The court-appointed defense attorney never had a chance. Neither did his client, a smart-aleck punk named Buck Edwards. The attorney might as well have been spitting in the wind.
Roye kept referring to the kid as “Buckshot.”
“His name’s Buck,” the defense attorney kept saying.
“His mama called him Buckshot.”
“That’s not who he is.”
“He is what his mama says he is.”
Buckshot. It was definitely not a good name for a murder suspect. Payne Roye spit out the word, and it sounded like the name had been shot from a .38 revolver, much like the last sound the service station heard before he fell face first into the raw dirt of a plowed wheat field.
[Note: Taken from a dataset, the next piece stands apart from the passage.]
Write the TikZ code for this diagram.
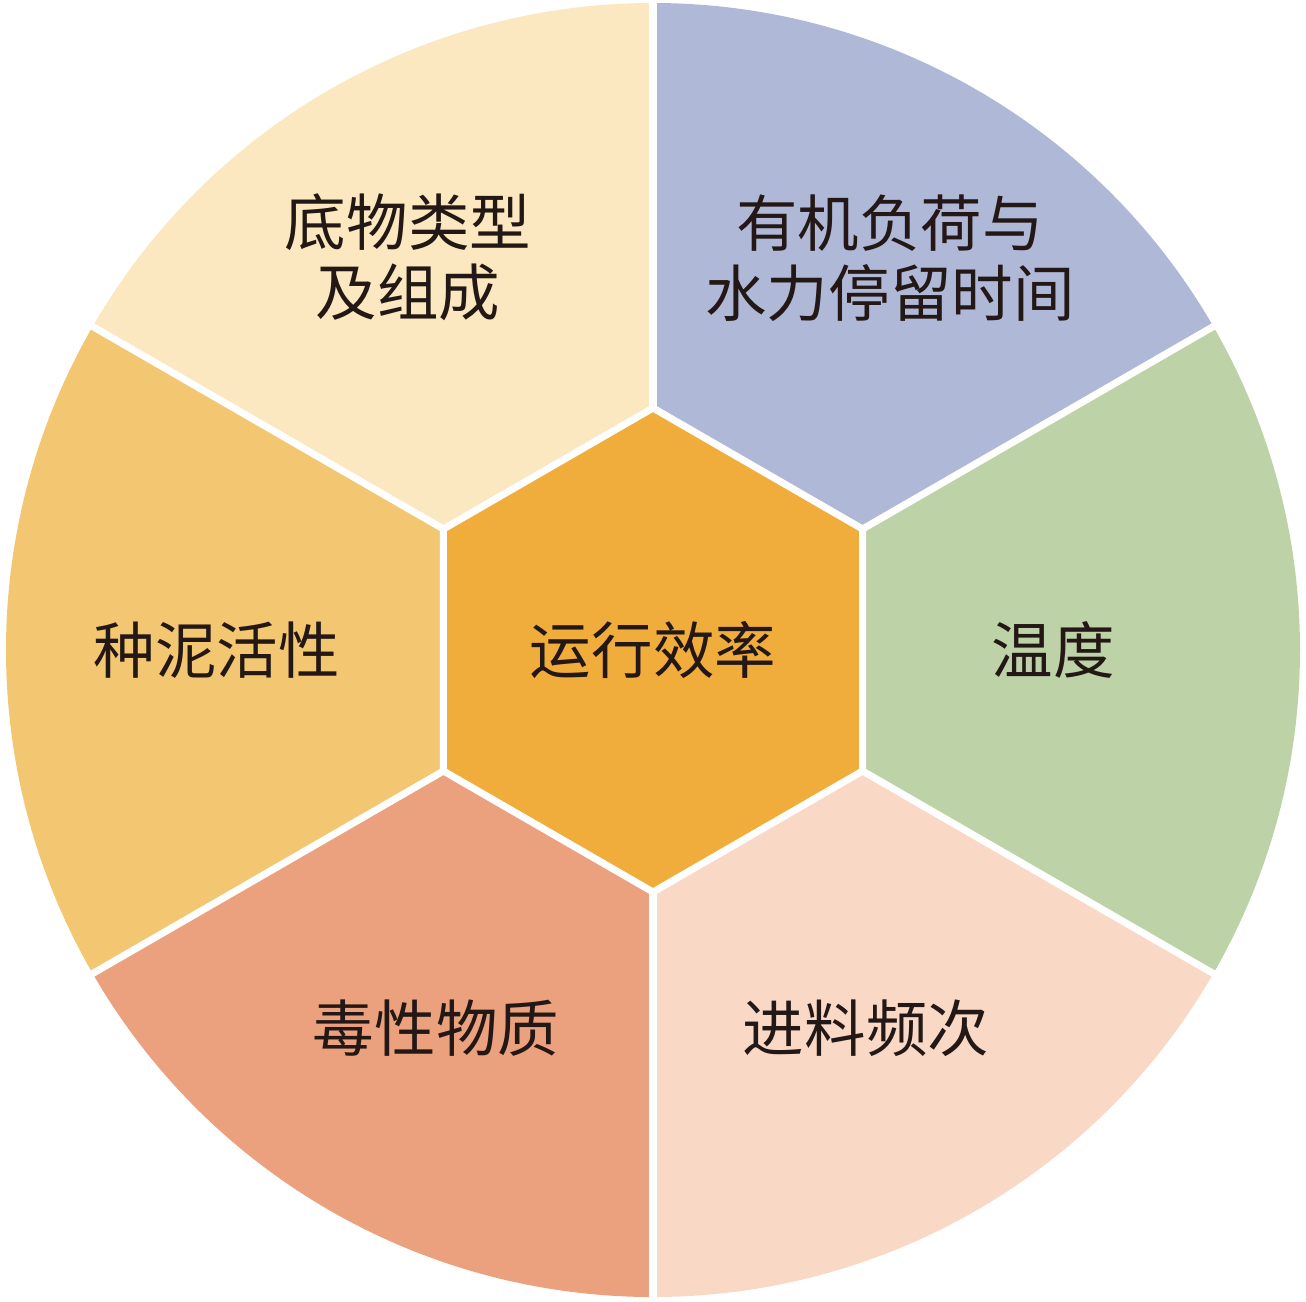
\documentclass[tikz,border=0pt]{standalone}
\usepackage{fontspec}
\newfontfamily\cjk{Noto Sans CJK SC}
\usetikzlibrary{positioning}
\definecolor{creamcol}{HTML}{FBE8C0}
\definecolor{lavcol}{HTML}{AFB8D6}
\definecolor{greencol}{HTML}{BDD3A7}
\definecolor{peachcol}{HTML}{F9D9C6}
\definecolor{salmoncol}{HTML}{EBA07E}
\definecolor{ochrecol}{HTML}{F3C672}
\definecolor{hubcol}{HTML}{F1AD3B}
\definecolor{txtcol}{HTML}{231815}

\begin{document}
\begin{tikzpicture}[every node/.style={font=\cjk\fontsize{17.5}{20}\selectfont, text=txtcol, align=center},
  gap/.style={draw=white, line width=2pt, line join=miter}]
  \useasboundingbox (-6.53,-6.51) rectangle (6.53,6.50);
  % outer ring of sectors
  \foreach \a/\c in {90/creamcol, 30/lavcol, -30/greencol, -90/peachcol, -150/salmoncol, 150/ochrecol}
    \fill[\c] (0,0) -- (\a:6.47) arc[start angle=\a, end angle=\a+60, radius=6.47] -- cycle;
  \foreach \a in {30,90,...,330}
    \draw[gap] (0,0) -- (\a:6.5);
  % centre hexagon
  \draw[gap, fill=hubcol] (30:2.42) -- (90:2.42) -- (150:2.42) -- (210:2.42) -- (270:2.42) -- (330:2.42) -- cycle;
  \node (hub) at (0,0) {运行效率};
  \node (substrate) at (-2.45,3.93) {底物类型\\及组成};
  \node (load) at (2.37,3.92) {有机负荷与\\水力停留时间};
  \node (temp) at (4.0,0) {温度};
  \node (feed) at (2.13,-3.78) {进料频次};
  \node (toxic) at (-2.17,-3.78) {毒性物质};
  \node (seed) at (-4.36,0) {种泥活性};
\end{tikzpicture}
\end{document}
I would never forget the closing arguments. The summer sun had settled far beyond the mesquite thickets. Darkness was crawling across the land and down the streets of Graham. The heat was unmerciful inside the courtroom. There was no air-conditioning. Ceiling fans tried to beat back the heat and failed miserably. When Payne Roye paused, and he certainly knew when to pause, all anyone heard was the tortured whine of the fans overhead. Sweat glistened on his face.
The crowd packed inside was on the edge of those hard-backed, wooden seats. Some were fanning themselves with newspapers. Others were using funeral home fans lefty over from the last Baptist revival.
Payne Roye looked at the jury and methodically re-played every frightening moment of a frightening night. Hour by hour, minute by minute, step by step. There was a curse, he said. A prayer. A gunshot. And it was over.
Payne Roye wiped the sweat from his eyes and tried to straighten his suit. The sweat had it plastered against his shoulder blades. In a whispered voice, he ended his summation with these words: “Buckshot Edwards with a heart of hate, sealed his fate, with a thirty-eight.”
The finale might not have played in New York and probably not in Dallas. In Graham, he received a standing ovation, and the jury handed down the first death penalty in Young County in seventy-five years.
When I introduced my attorney in Last Deadly Lie, that’s the story I told. Payne Roye, with another name, another town, another courthouse, and another description lived again within its pages. A reader realized exactly the kind of man he was.
And why not?
The attorney’s character had not been hastily ripped from my mind at the last minute and thrown carelessly and hastily onto the page. He had lived before. He was real. And the reader knew it.